L’«Addio» di Godard è l’addio a un linguaggio, ma quale? Il vecchio linguaggio cinematografico? Il nuovo? O è un addio al cinema in generale?
Parrebbe essere un testamento, e potrebbe esserlo davvero, ma quello di Godard è soprattutto un film politico.
Un film dei suoi, un film che si fa portatore di istanze rapportate al presente ma animate da quel sacro fuoco della politica che anima il regista da quando era un critico dei «Quaderni».
Nuove forme per vecchi contenuti, dunque.

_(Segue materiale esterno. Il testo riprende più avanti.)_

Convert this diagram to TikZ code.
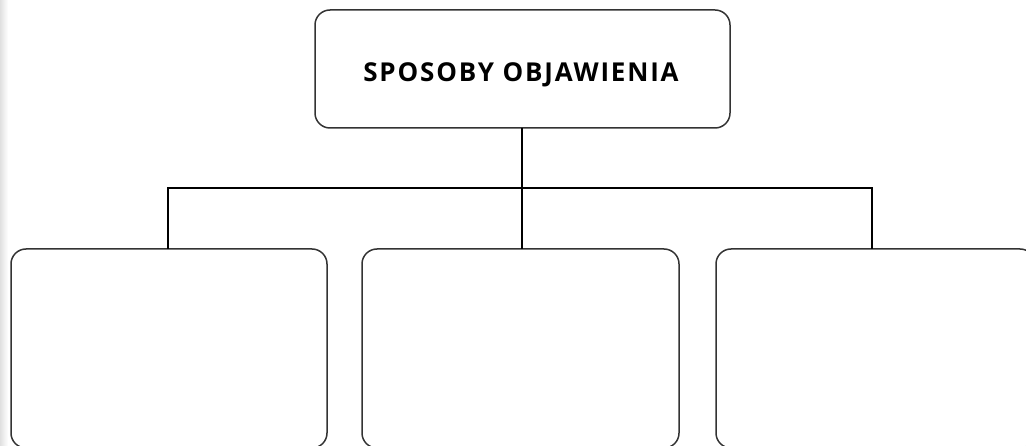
\documentclass[tikz,border=0pt]{standalone}
\usepackage{fontspec}
\setmainfont{Open Sans}
\newfontfamily\titlefont[LetterSpace=7]{Open Sans Bold}
\begin{document}
\begin{tikzpicture}[x=1pt,y=-1pt,
  box/.style={draw=black!80,line width=1.5pt,rounded corners=15pt},
  conn/.style={draw=black,line width=1.1pt}]
\useasboundingbox (0,0) rectangle (1026,446);
\shade[left color=black!12,right color=white] (0,0) rectangle (8,446);
\begin{scope}
\clip (0,0) rectangle (1026,446);
\draw[box] (315,10) rectangle (730,128);
\node[font=\titlefont\fontsize{26}{30}\selectfont] (top) at (521,75) {SPOSOBY OBJAWIENIA};
\coordinate (topb) at (522,128);
\draw[box] (11,249) rectangle (327,448);
\draw[box] (362,249) rectangle (679,448);
\draw[box] (716,249) rectangle (1035,448);
\coordinate (b1) at (168,249);
\coordinate (b2) at (522,249);
\coordinate (b3) at (872,249);
\coordinate (h) at (522,188);
\end{scope}
\draw[conn] (topb) -- (b2);
\draw[conn] (b1) |- (h) -| (b3);
\end{tikzpicture}
\end{document}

Godard non si spoglia dell’intento politico, nel senso pasoliniano del termine: per intenderci, quell’intento sovversivo e provocatorio che stava alla base di «Fino all’ultimo respiro», «La donna è donna», «Le Mépris», fino all’originale «Due o tre cose che so di lei», racconto della realtà parigina (vera protagonista della pellicola) tramite il pedinamento di una donna.
Godard non si libera nemmeno della sua fama di polemizzatore col passato; se si confronta (coraggiosamente!) con le nuove tecniche filmiche, di fatto, però, non realizza nulla di nuovo per quanto riguarda la caratterizzazione dei suoi personaggi e l’intento con cui si approccia al cinema.
A tal proposito potrebbero venire in mente «Satantango», «Post tenebras lux», «Il gusto dell’anguria», dei sopracitati vari registi delle nuove generazioni.
Dalla loro parte, invero, c’è la freschezza, la giovane età e l’urgenza di partire da zero. Godard si inserisce in questo confronto, realizzando un capolavoro visivo, scrivendo il suo testamento intellettuale e artistico.
Poco importa se il film non si spoglia delle antiche intenzioni o se è davvero innovativo come certa critica sostiene, anche perché, del resto, l’intento politico non può mai invecchiare a fronte di una società sempre più dinamica e mutevole; ciò che è vero, però, è che il vecchio maestro si è dimostrato all’altezza della novità, della sperimentazione, regalandoci un piccolo capolavoro che porta in seno ciò che ci si attende da Godard, ovvero quel perfetto intreccio, quella delicata alchimia, quel dolcissimo connubio tra ragione, filosofia e poesia.
Nicola ‘nimi’ Cargnoni
p.s.: chi agisce al contrario di Godard è Wenders che utilizza vecchie forme per nuovi contenuti.
Il suo «Sale della terra» è una delle perle del 2014 a cui dedicherò un pezzo a breve.